Each decision on any application for development shall be set forth in writing as a resolution of the Board, which resolution shall include findings of fact and legal conclusions based thereon.
B. 
A copy of the decision shall be mailed by the Board within 10 days of the date of the decision to the applicant or, if represented, then to his or her attorney, without separate charge. A copy of the decision shall also be mailed to all persons who have requested it and who paid the fee prescribed by the Board for such service. A copy of the decision shall also be filed in the office of the Municipal Clerk, who shall make a copy of such filed decision available to any interested party upon payment of a fee calculated in the same manner as those established for copies of other public documents in the municipality.
C. 
Failure of a motion to approve an application for development to receive the number of votes required for approval shall be deemed an action denying the application.
[Added 4-21-1980 by Ord.

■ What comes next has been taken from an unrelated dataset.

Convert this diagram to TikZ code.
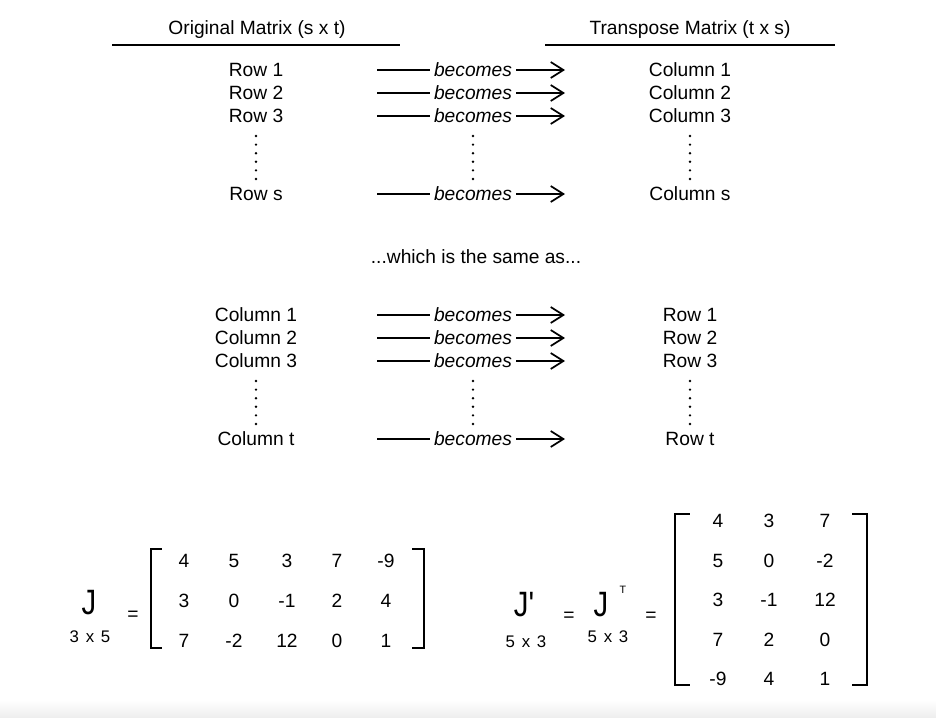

No. 1980:372]
D. 
The municipal agency may provide such written decision and findings and conclusions, either on the date of the meeting at which the municipal agency takes action to grant or deny approval or, if the meeting at which such action is taken occurs within the final 45 days of the applicable time period for rendering a decision on the application for development, within 45 days of such meeting, by the adoption of a resolution of memorialization setting forth the decision and the findings and conclusions of the municipal agency thereon. An action resulting from the failure of a motion to approve an application shall be memorialized by resolution as provided above, notwithstanding the time at which such action occurs within the applicable time period for rendering a decision on the application.
[Added 4-21-1980 by Ord. No. 1980:372]
E. 
The adoption of a resolution of memorialization pursuant to this subsection shall not be construed to alter the applicable time period for rendering a decision on the application for development. Such resolution shall be adopted by a vote of a majority of the members of the municipal agency who voted for the action previously taken, and no other member shall vote thereon. The vote on such resolution shall be deemed to be a memorialization of an action of the municipal agency and not to be an action of the municipal agency, except that failure to adopt such a resolution within the forty-five-day period shall result in the approval of the application for development, notwithstanding any prior action taken thereon.

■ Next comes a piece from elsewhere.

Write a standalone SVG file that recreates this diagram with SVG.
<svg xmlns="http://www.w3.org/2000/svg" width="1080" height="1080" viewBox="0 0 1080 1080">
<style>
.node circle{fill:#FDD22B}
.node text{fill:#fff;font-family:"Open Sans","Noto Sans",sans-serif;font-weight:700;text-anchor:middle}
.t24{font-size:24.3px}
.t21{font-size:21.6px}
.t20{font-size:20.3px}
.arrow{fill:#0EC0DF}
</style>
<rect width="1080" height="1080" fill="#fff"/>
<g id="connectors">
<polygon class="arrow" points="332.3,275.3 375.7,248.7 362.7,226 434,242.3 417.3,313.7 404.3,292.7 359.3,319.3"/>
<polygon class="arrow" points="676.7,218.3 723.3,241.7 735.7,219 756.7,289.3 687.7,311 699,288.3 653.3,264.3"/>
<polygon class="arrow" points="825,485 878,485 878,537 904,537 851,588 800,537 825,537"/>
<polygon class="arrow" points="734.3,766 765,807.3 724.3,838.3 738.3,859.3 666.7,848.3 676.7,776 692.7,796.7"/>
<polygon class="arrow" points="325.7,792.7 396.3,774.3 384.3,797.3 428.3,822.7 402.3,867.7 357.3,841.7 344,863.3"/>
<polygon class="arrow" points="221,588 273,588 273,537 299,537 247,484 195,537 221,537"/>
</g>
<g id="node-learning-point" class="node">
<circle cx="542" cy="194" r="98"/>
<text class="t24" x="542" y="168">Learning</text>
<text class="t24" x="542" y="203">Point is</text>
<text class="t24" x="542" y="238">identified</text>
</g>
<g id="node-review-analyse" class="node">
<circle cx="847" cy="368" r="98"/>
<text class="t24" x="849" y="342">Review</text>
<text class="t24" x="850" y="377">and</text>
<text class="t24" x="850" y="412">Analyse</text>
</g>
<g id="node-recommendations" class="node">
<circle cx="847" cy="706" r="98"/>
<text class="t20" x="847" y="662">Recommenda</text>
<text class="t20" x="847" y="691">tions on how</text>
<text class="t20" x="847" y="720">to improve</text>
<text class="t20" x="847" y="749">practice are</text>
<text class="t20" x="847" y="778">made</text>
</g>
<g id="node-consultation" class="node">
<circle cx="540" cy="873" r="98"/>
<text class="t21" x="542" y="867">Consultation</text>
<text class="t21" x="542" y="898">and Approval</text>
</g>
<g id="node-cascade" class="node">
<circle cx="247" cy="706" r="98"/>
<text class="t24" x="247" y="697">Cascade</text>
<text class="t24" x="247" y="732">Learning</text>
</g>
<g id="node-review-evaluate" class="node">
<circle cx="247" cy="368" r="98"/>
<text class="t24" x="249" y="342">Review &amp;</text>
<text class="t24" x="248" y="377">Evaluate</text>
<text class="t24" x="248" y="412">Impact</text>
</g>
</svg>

[Added 4-21-1980 by Ord. No. 1980:372]
F. 
Whenever a resolution of memorialization is adopted in accordance with this section, the date of such adoption shall constitute the date of the decision for purposes of the mailings, filings and publications required by law.

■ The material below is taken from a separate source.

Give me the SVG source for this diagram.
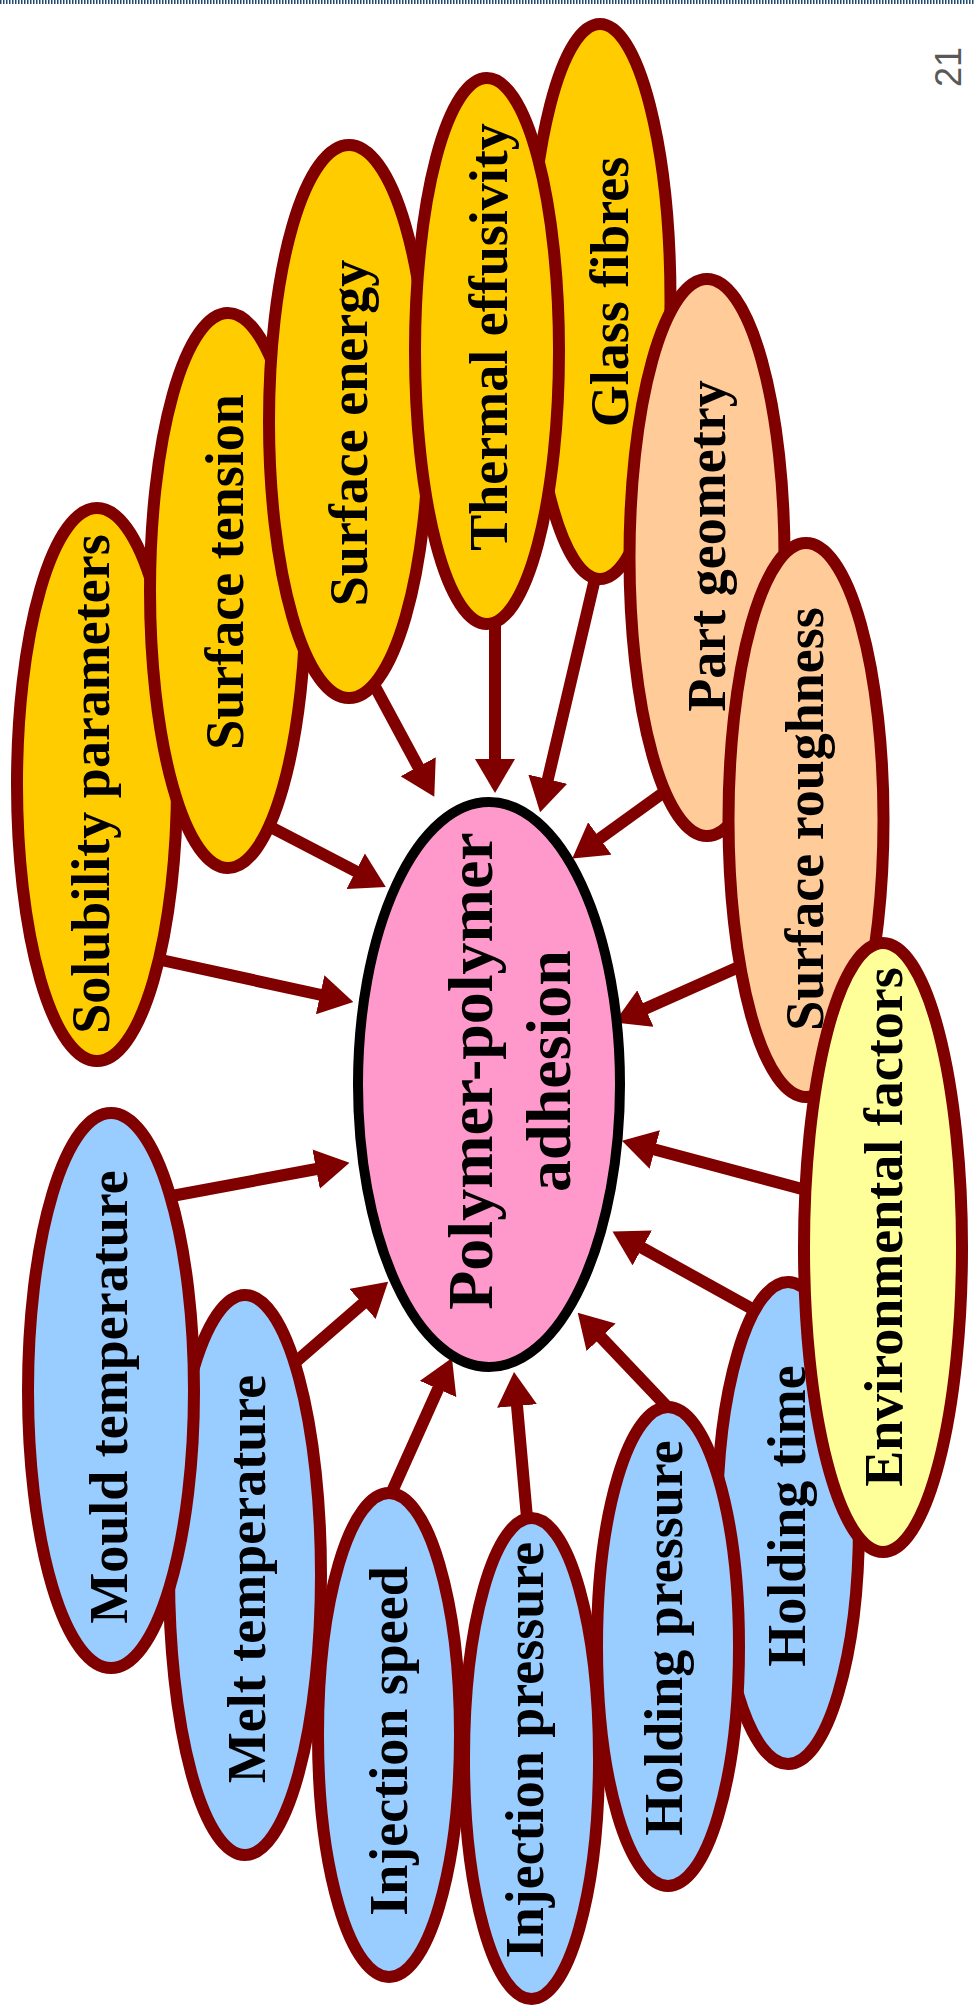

[Added 4-21-1980 by Ord. No. 1980:372]
A brief notice of every final decision shall be published in the official newspaper of the municipality. Such publication shall be arranged by the Secretary of the Planning Board or Zoning Board of Adjustment, as the case may be, without separate charge to the applicant. Said notice shall be sent to the official newspaper for publication within 10 days of the date of any such decision.
Pursuant to the provisions of N.J.S.A. 40:55D-39 and 40:55D-65, every application for development submitted to the Planning Board or Zoning Board of Adjustment shall be accompanied by proof that no taxes or assessments for local improvements are due or delinquent on the property which is the subject of such application, or if it is shown that taxes or assessments are delinquent on said property, any approvals or other relief granted by either Board shall be conditioned upon either prompt payment of such taxes or assessments or the making of adequate provision for the payment thereof in such manner that the municipality will be adequately protected.
Both the Planning Board and Board of Adjustment shall schedule hours for the Secretaries of the respective Boards, which hours shall coincide with the hours of the Building Inspector at the Municipal Building for the performance of their duties. All records pertaining to the Planning Board or Board of Adjustment shall remain on the premises of the Municipal Building and not be removed.
[Added 4-21-1980 by Ord. No. 1980:372]
A. 
In all instances wherein the Planning Board or, in the proper case, the Zoning Board of Adjustment shall grant subdivision, site plan or conditional use approval requiring the construction or extension of municipal improvements, the dedication of lands for public use, the construction of site improvements or other performance for which a security may be required, there shall be executed by the developer an agreement between it and the Borough of Closter to be drawn by the Borough Attorney, specifying the nature and extent of the developer's obligations.
B. 
The following procedures shall be observed in connection with the execution of such developer's agreements and the posting of security.
(1) 
Developer's agreements shall be signed by the Mayor and Clerk; the Planning Board Chairman and Secretary; the Zoning Board Chairman and Secretary, where applicable; and the developer.
[Amended 9-8-1981 by Ord. No. 1981:419]
(2) 
An executed copy of the agreement shall be forwarded to the developer's attorney with a letter advising that all necessary bonds and escrows be posted with the Treasurer. A copy of this transmittal is to be sent to the Treasurer, the Construction Official, the Engineer and the administrator, together with a photocopy of the developer's agreement.
(3) 
The transmittal to the Treasurer would include a request that he or she certify to the Construction Official (copy to Clerk, Engineer and administrator) when the required bonds and escrows are received by him.
(4) 
The transmittal letter to the Construction Official will advise him or her that he or she is instructed by the Mayor and Council that no permits or certificates of occupancy are to be issued until the Treasurer has certified receipt of all necessary bonds and escrow funds.
(5) 
Copies of all of the above are to be sent to the Borough Attorney for his or her records.
(6) 
The original of the developer's agreement will be placed in a fireproof cabinet in the Clerk's office. The Planning Board will also receive a signed copy for its file, which is ultimately filed in the lot and block files located in the Clerk's office.